Q: Which half of Freddie did you prefer working with?

Sarah: [laughs] Simon. He’s just so much nicer than the angry, troublesome Jared.

Q: Is Freddie more like Simon really?

Sarah: He’s somewhere in the middle. I don’t think he’s quite as shy and quiet as Simon was. Freddie’s a lot of fun.

Q: Are you surprised at how far you’ve come? It’s only a few years since you started out in “In America.”

Sarah: It seems like a long time though, doesn’t it?

Q: You and Emma were sitting in those chairs and Emma was having a great time.

Sarah: Emma always has a great time. It is crazy though how time passes and you don’t know… I didn’t know how ‘In America’ was going to turn out. I didn’t know how successful it was going to be. I don’t do movies expecting to get my next. I live for the moment and I think that’s it’s silly to kind of be constantly ‘Oh, what’s my next? What’s my next?’ You don’t know what’s going to happen. I’m sure as Hell going to finish my education. I don’t know, maybe do Astronomy. I don’t know. Something cool like that.

Q: But you just keep being busy all the time.

Sarah: It’s a good complaint, though, right? I want to keep up acting for as long as possible. It’s the one thing in life that I wouldn’t change anything about. Film sets, for me, are a second home. I’m not saying that to be dramatic. It’s my favorite place to be.

Q: How old are you now?

Sarah: Sixteen, almost seventeen, February 28th.

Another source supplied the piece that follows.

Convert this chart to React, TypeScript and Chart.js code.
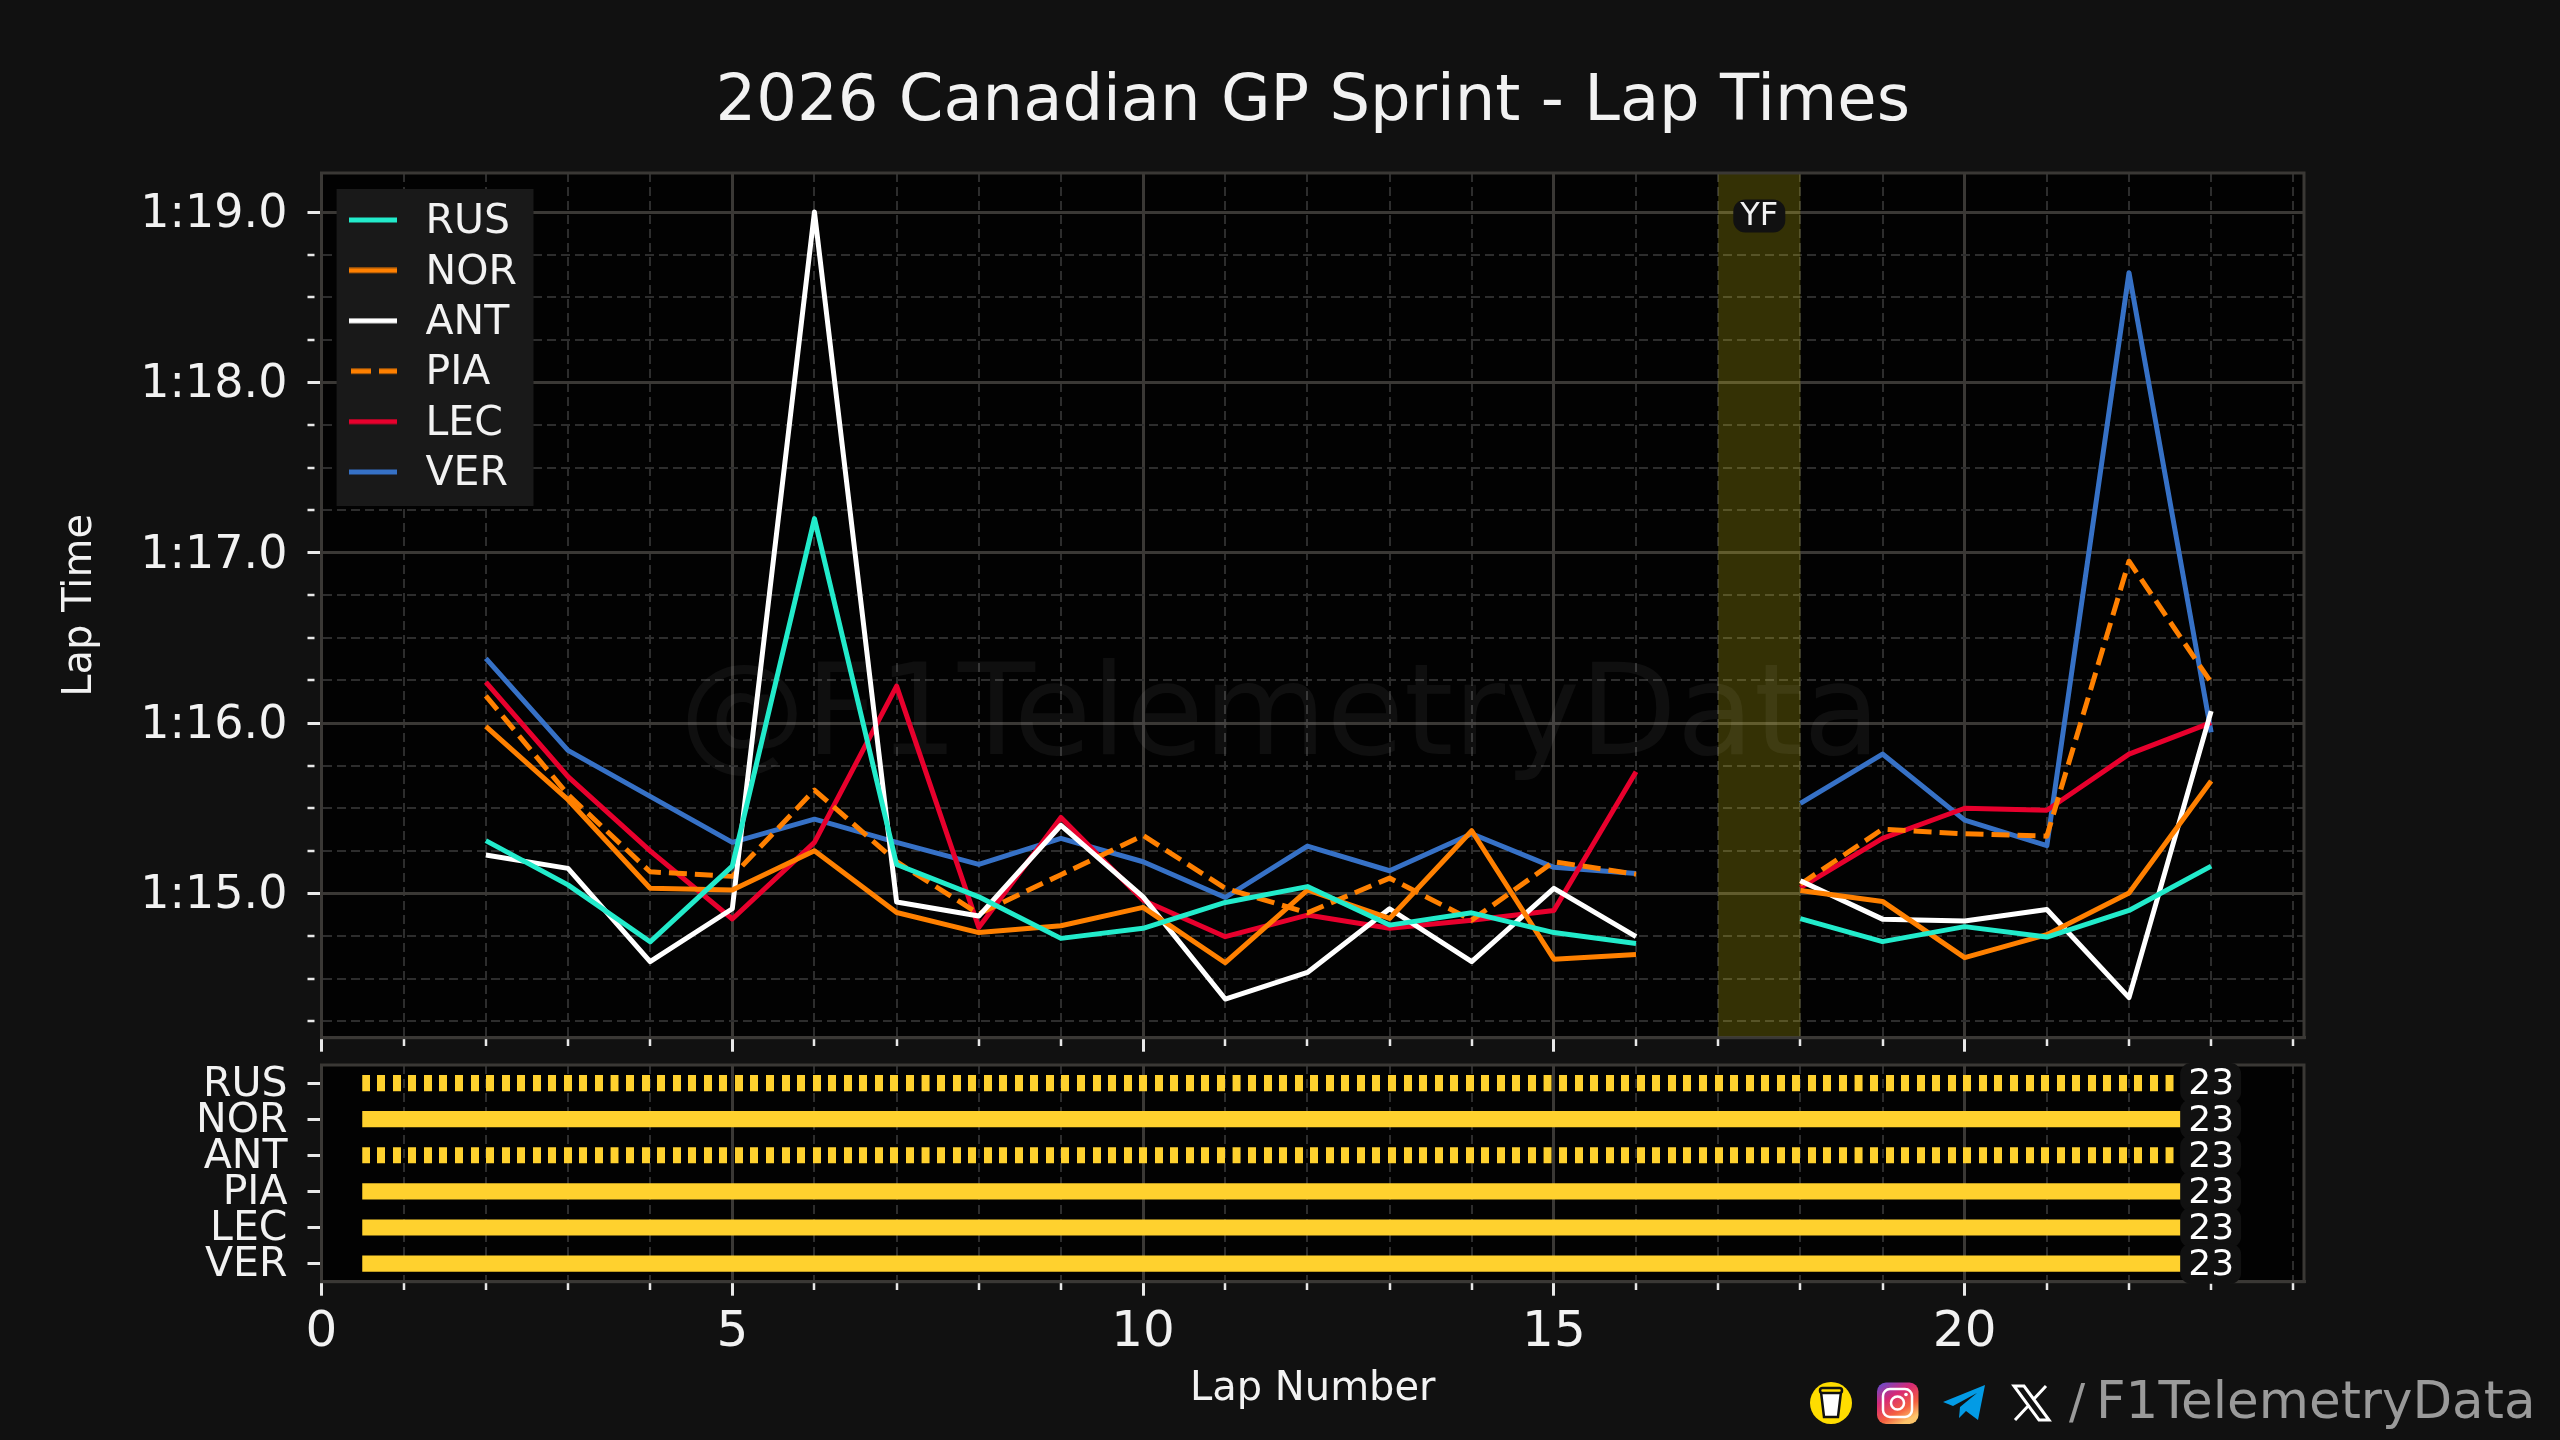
import React, { useEffect, useRef } from "react";
import { Chart, registerables } from "chart.js";

Chart.register(...registerables);

const FONT = '"DejaVu Sans"';
const BG = "#111111";
const TEXT = "#f2f2f2";
const MAJOR = "#3a3835";
const MINOR = "#2d2d2d";
const TICK = "#e8e8e8";

const TITLE = "2026 Canadian GP Sprint - Lap Times";
const WATERMARK = "@F1TelemetryData";
const laps = [2, 3, 4, 5, 6, 7, 8, 9, 10, 11, 12, 13, 14, 15, 16, 17, 18, 19, 20, 21, 22, 23];
const rus = [75.31, 75.05, 74.716, 75.16, 77.2, 75.17, 74.98, 74.736, 74.795, 74.947, 75.04, 74.814, 74.886, 74.77, 74.706, null, 74.852, 74.717, 74.805, 74.744, 74.9, 75.16];
const nor = [75.98, 75.55, 75.03, 75.02, 75.25, 74.888, 74.77, 74.81, 74.918, 74.593, 75.02, 74.853, 75.368, 74.614, 74.642, null, 75.017, 74.953, 74.623, 74.758, 75.003, 75.66];
const ant = [75.225, 75.147, 74.6, 74.91, 79.0, 74.95, 74.867, 75.4, 74.98, 74.38, 74.536, 74.91, 74.6, 75.03, 74.746, null, 75.074, 74.849, 74.838, 74.906, 74.388, 76.07];
const pia = [76.16, 75.58, 75.127, 75.1, 75.607, 75.186, 74.88, 75.11, 75.34, 75.03, 74.886, 75.09, 74.843, 75.186, 75.113, null, 75.054, 75.377, 75.35, 75.336, 76.95, 76.238];
const lec = [76.24, 75.685, 75.25, 74.85, 75.3, 76.217, 74.8, 75.446, 74.96, 74.746, 74.873, 74.795, 74.843, 74.9, 75.714, null, 75.034, 75.323, 75.5, 75.488, 75.818, 76.003];
const ver = [76.38, 75.84, 75.57, 75.3, 75.436, 75.3, 75.17, 75.323, 75.186, 74.976, 75.278, 75.133, 75.35, 75.153, 75.117, null, 75.528, 75.818, 75.43, 75.28, 78.644, 75.945];
const drivers = ["RUS", "NOR", "ANT", "PIA", "LEC", "VER"];
const driverSeries = [rus, nor, ant, pia, lec, ver];
const driverColors = ["#22EBCB", "#FF8000", "#FFFFFF", "#FF8000", "#E8002D", "#3671C6"];
const driverDash = [[], [], [], [18, 8], [], []];
const stintStart = 0.5;
const stintEnd = [23, 23, 23, 23, 23, 23];
const stintHatched = [true, false, true, false, false, false];
const stintColor = "#FFD12E";
const stintLabel = 23;
const yfStart = 17;
const yfEnd = 18;
const yfLabel = "YF";
const yfLabelValue = 78.98;
const X_MIN = 0;
const X_MAX = 24.13;
const Y_MIN = 74.153;
const Y_MAX = 79.229;

const isInt = (v: number) => Math.abs(v - Math.round(v)) < 1e-6;
const fmtLap = (v: number) => {
  const m = Math.floor(v / 60);
  const s = (v - m * 60).toFixed(1);
  return `${m}:${s.padStart(4, "0")}`;
};

function makeHandle(color: string, dash: number[]) {
  const c = document.createElement("canvas");
  c.width = 56;
  c.height = 11;
  const g = c.getContext("2d")!;
  g.strokeStyle = color;
  g.lineWidth = 5;
  g.setLineDash(dash.length ? [20, 8] : []);
  if (dash.length) g.lineDashOffset = -2;
  g.beginPath();
  g.moveTo(0, 3);
  g.lineTo(48, 3);
  g.stroke();
  return c;
}

function makeHatch() {
  const tile = document.createElement("canvas");
  tile.width = 311;
  tile.height = 4;
  const g = tile.getContext("2d")!;
  g.fillStyle = stintColor;
  g.fillRect(0, 0, 160, 4);
  const p = document.createElement("canvas").getContext("2d")!.createPattern(tile, "repeat")!;
  p.setTransform(new DOMMatrix().translate(361.7, 0).scale(0.05, 1));
  return p;
}

const frame = (ctx: CanvasRenderingContext2D, a: any) => {
  ctx.save();
  ctx.strokeStyle = MAJOR;
  ctx.lineWidth = 3;
  ctx.strokeRect(a.left, a.top, a.width, a.height);
  ctx.restore();
};

const plotBg = {
  id: "plotBg",
  beforeDraw(chart: any) {
    const { ctx, chartArea: a } = chart;
    ctx.save();
    ctx.fillStyle = "#020202";
    ctx.fillRect(a.left, a.top, a.width, a.height);
    ctx.restore();
  },
};

const topDecor = {
  id: "topDecor",
  afterLayout(chart: any) {
    chart.legend.left = 349 - 9.4;
    chart.legend.top = 192.6;
  },
  beforeDatasetsDraw(chart: any) {
    const { ctx, chartArea: a, scales } = chart;
    ctx.save();
    const x0 = scales.x.getPixelForValue(yfStart);
    const x1 = scales.x.getPixelForValue(yfEnd);
    ctx.fillStyle = "rgba(255,240,20,0.2)";
    ctx.fillRect(x0, a.top, x1 - x0, a.height);
    ctx.fillStyle = "rgba(255,255,255,0.055)";
    ctx.font = `126px ${FONT}`;
    ctx.textAlign = "center";
    ctx.textBaseline = "middle";
    ctx.fillText(WATERMARK, 1280, 721);
    ctx.restore();
    frame(ctx, a);
    ctx.save();
    ctx.fillStyle = "#191919";
    ctx.fillRect(336.6, 189, 196.9, 317);
    ctx.restore();
    chart.legend.draw();
  },
  afterDatasetsDraw(chart: any) {
    const { ctx, scales } = chart;
    const x = scales.x.getPixelForValue((yfStart + yfEnd) / 2);
    const y = scales.y.getPixelForValue(yfLabelValue);
    ctx.save();
    ctx.fillStyle = "#111111";
    ctx.beginPath();
    ctx.roundRect(x - 26, y - 16, 52, 33, 12);
    ctx.fill();
    ctx.fillStyle = TEXT;
    ctx.font = `32px ${FONT}`;
    ctx.textAlign = "center";
    ctx.textBaseline = "middle";
    ctx.fillText(yfLabel, x, y + 1);
    ctx.restore();
  },
};

const bottomDecor = {
  id: "bottomDecor",
  beforeDatasetsDraw(chart: any) {
    frame(chart.ctx, chart.chartArea);
  },
  afterDatasetsDraw(chart: any) {
    const { ctx, scales } = chart;
    const x = scales.x.getPixelForValue(stintLabel);
    ctx.save();
    drivers.forEach((d) => {
      const y = scales.y.getPixelForValue(d);
      ctx.fillStyle = BG;
      ctx.beginPath();
      ctx.roundRect(x - 31, y - 20, 61, 40, 11);
      ctx.fill();
    });
    ctx.fillStyle = "#ffffff";
    ctx.font = `36px ${FONT}`;
    ctx.textAlign = "center";
    ctx.textBaseline = "middle";
    drivers.forEach((d) => {
      ctx.fillText(String(stintLabel), x, scales.y.getPixelForValue(d) + 2);
    });
    ctx.restore();
  },
};

const gridOpts = (isMajor: (v: number) => boolean) => ({
  color: (c: any) => (c.tick && isMajor(c.tick.value) ? MAJOR : MINOR),
  lineWidth: (c: any) => (c.tick && isMajor(c.tick.value) ? 3 : 2),
  tickColor: TICK,
  tickWidth: (c: any) => (c.tick && isMajor(c.tick.value) ? 3 : 2.5),
  tickLength: 14,
  tickBorderDash: (c: any) => (c.tick && isMajor(c.tick.value) ? [] : [7, 100]),
});
const borderOpts = (isMajor: (v: number) => boolean) => ({
  display: true,
  color: MAJOR,
  width: 3,
  dash: (c: any) => (c.tick && isMajor(c.tick.value) ? [] : [9, 5]),
});
const major5 = (v: number) => isInt(v) && Math.round(v) % 5 === 0;

export default function App() {
  const topRef = useRef<HTMLCanvasElement>(null);
  const botRef = useRef<HTMLCanvasElement>(null);

  useEffect(() => {
    document.body.style.margin = "0";
    document.body.style.background = BG;

    const top = new Chart(topRef.current!, {
      type: "line",
      data: {
        datasets: drivers.map((d, i) => ({
          label: d,
          data: driverSeries[i].map((y, k) => ({ x: laps[k], y })),
          borderColor: driverColors[i],
          borderWidth: 5,
          borderDash: driverDash[i],
          borderJoinStyle: "round",
          pointRadius: 0,
          tension: 0,
          spanGaps: false,
          fill: false,
        })),
      } as any,
      options: {
        responsive: false,
        animation: false,
        devicePixelRatio: 1,
        layout: { padding: { left: 0, top: 0, right: 256, bottom: 0 } },
        plugins: {
          title: {
            display: true,
            text: TITLE,
            color: TEXT,
            fullSize: false,
            font: { family: FONT, size: 64, weight: "normal", lineHeight: 1.2 },
            padding: { top: 65, bottom: 31.2 },
          },
          legend: {
            display: true,
            position: "chartArea",
            align: "start",
            labels: {
              usePointStyle: true,
              pointStyleWidth: 56,
              padding: 9.4,
              color: TEXT,
              font: { family: FONT, size: 41 },
              generateLabels: () =>
                drivers.map((d, i) => ({
                  text: d,
                  fontColor: TEXT,
                  hidden: false,
                  lineWidth: 0,
                  strokeStyle: driverColors[i],
                  fillStyle: driverColors[i],
                  pointStyle: makeHandle(driverColors[i], driverDash[i]),
                  datasetIndex: i,
                })),
            },
          },
          tooltip: { enabled: false },
        },
        scales: {
          x: {
            type: "linear",
            min: X_MIN,
            max: X_MAX,
            afterFit: (s: any) => {
              s.height = 1440 - 1037.7;
            },
            ticks: { stepSize: 1, autoSkip: false, includeBounds: false, display: false },
            grid: gridOpts(major5),
            border: borderOpts(major5),
          },
          y: {
            type: "linear",
            min: Y_MIN,
            max: Y_MAX,
            afterFit: (s: any) => {
              s.width = 321.5;
            },
            title: {
              display: true,
              text: "Lap Time",
              color: TEXT,
              font: { family: FONT, size: 40 },
              padding: { top: 57, bottom: 0 },
            },
            ticks: {
              stepSize: 0.25,
              autoSkip: false,
              includeBounds: false,
              padding: 20,
              labelOffset: 3,
              color: TEXT,
              font: { family: FONT, size: 46 },
              callback: (v: any) => (isInt(v) && v > 74.5 ? fmtLap(v) : ""),
            },
            grid: gridOpts(isInt),
            border: borderOpts(isInt),
          },
        },
      } as any,
      plugins: [plotBg, topDecor],
    });

    const hatch = makeHatch();
    const bot = new Chart(botRef.current!, {
      type: "bar",
      data: {
        labels: drivers,
        datasets: [
          {
            data: drivers.map((_, i) => [stintStart, stintEnd[i]]),
            backgroundColor: drivers.map((_, i) => (stintHatched[i] ? hatch : stintColor)),
            barThickness: 15.5,
            borderWidth: 0,
          },
        ],
      } as any,
      options: {
        indexAxis: "y",
        responsive: false,
        animation: false,
        devicePixelRatio: 1,
        layout: { padding: { left: 0, top: 1065, right: 256, bottom: 0 } },
        plugins: { legend: { display: false }, title: { display: false }, tooltip: { enabled: false } },
        scales: {
          x: {
            type: "linear",
            min: X_MIN,
            max: X_MAX,
            afterFit: (s: any) => {
              s.height = 1440 - 1281.7;
            },
            title: {
              display: true,
              text: "Lap Number",
              color: TEXT,
              font: { family: FONT, size: 40 },
              padding: { top: 0, bottom: 26.6 },
            },
            ticks: {
              stepSize: 1,
              autoSkip: false,
              includeBounds: false,
              maxRotation: 0,
              padding: 7,
              color: TEXT,
              font: { family: FONT, size: 50 },
              callback: (v: any) => (major5(v) ? String(v) : ""),
            },
            grid: gridOpts(major5),
            border: borderOpts(major5),
          },
          y: {
            type: "category",
            offset: true,
            afterFit: (s: any) => {
              s.width = 321.5;
            },
            ticks: {
              autoSkip: false,
              padding: 20,
              labelOffset: 2,
              color: TEXT,
              font: { family: FONT, size: 41 },
            },
            grid: {
              offset: false,
              drawOnChartArea: false,
              tickColor: TICK,
              tickWidth: 3,
              tickLength: 14,
            },
            border: { display: true, color: MAJOR, width: 3 },
          },
        },
      } as any,
      plugins: [plotBg, bottomDecor],
    });

    return () => {
      top.destroy();
      bot.destroy();
    };
  }, []);

  const abs: React.CSSProperties = { position: "absolute", left: 0, top: 0 };
  return (
    <div style={{ ...abs, width: 2560, height: 1440, background: BG, overflow: "hidden" }}>
      <canvas ref={topRef} width={2560} height={1440} style={{ ...abs, display: "block" }} />
      <canvas ref={botRef} width={2560} height={1440} style={{ ...abs, display: "block" }} />
      <svg width={2560} height={1440} style={abs}>
        <defs>
          <linearGradient id="ig" x1="0" y1="0" x2="0.6" y2="1">
            <stop offset="0" stopColor="#5b51d8" />
            <stop offset="0.4" stopColor="#d62976" />
            <stop offset="0.75" stopColor="#f56040" />
            <stop offset="1" stopColor="#fcc46a" />
          </linearGradient>
        </defs>
        <circle cx={1831} cy={1403} r={21} fill="#FFDD00" />
        <path d="M1821 1392h20l-3 25h-14z" fill="#fff" stroke="#111" strokeWidth={2.5} />
        <rect x={1820} y={1388} width={22} height={5} rx={2.5} fill="#FFDD00" stroke="#111" strokeWidth={2.5} />
        <rect x={1877} y={1382.5} width={41.5} height={41.5} rx={9} fill="url(#ig)" />
        <rect x={1883} y={1389} width={29} height={28} rx={7} fill="none" stroke="#fff" strokeWidth={2.5} />
        <circle cx={1897.5} cy={1403} r={6.5} fill="none" stroke="#fff" strokeWidth={2.5} />
        <circle cx={1906} cy={1394.5} r={1.8} fill="#fff" />
        <path d="M1943 1402 L1985 1385 L1978 1420 L1966 1411 L1959 1418 L1960 1407 L1977 1393 L1953 1406 Z" fill="#039BE5" />
        <path d="M2014 1386h10l25 34h-10z M2046 1386l-13 14 M2015 1420l14-15" fill="none" stroke="#fff" strokeWidth={3} />
        <text x={2069} y={1418} fontFamily={FONT} fontSize={48} fill="#9a9a9a">/</text>
        <text x={2096} y={1418} fontFamily={FONT} fontSize={51.5} fill="#9a9a9a">F1TelemetryData</text>
      </svg>
    </div>
  );
}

Q: What’s your favorite things to do on a date?

Sarah: First of all, it has to be Shia LaBeouf! Right? [Laughs]

Q: We’ll have to tell him you like him.

Sarah: Second of all, let me think, what else does it have to be? I hate when guys look at themselves in the mirror like when you’re passing a shop window. It drives me up the wall. I have some friends that are guys and they always do that and I’m like ‘Oh, get over yourself. Come on!’ I think they spend more time looking in the mirror than I do.

Q: What about personality traits like a sense of humor?

Sarah: Oh, certainly. I like jokes and I like light-hearted stuff and I don’t like guys who are real dull or only interested in football. Boring!

Q: What do you enjoy most about acting?

Sarah: I love reading scripts and I love understanding a character and getting into that character. I’m not a method actress in any sense but I enjoy ‘being’ that character and working at it and I do a lot of research on the characters. I think that being on set and trying out different ways to say stuff and experimenting and working with some fantastic people. I’ve been very lucky. There’s nothing bad about it.

Q: Is there a favorite historical character you would love to play?

Sarah: Keira Knightley took my role. If they had waited a few years, I still could have been Elizabeth Bennet [in ‘Pride and Prejudice’] you know?

Q: Is there a favorite toy you had when you were a kid?

Sarah: You never know. Mallory might be a toy. That would be pretty cool.

You know ‘Sesame Street’? Elmo? Him. Tickle me Elmo, the red one. Those things crack me up. I had one in my closet. In the middle of the night [laughing] ‘hee, hee, hee, hee’. Creepiest thing ever!

Q: Thank you.

Sarah: Thank you very much. See you again.

“The Spiderwick Chronicles” opens in theaters on February 14th.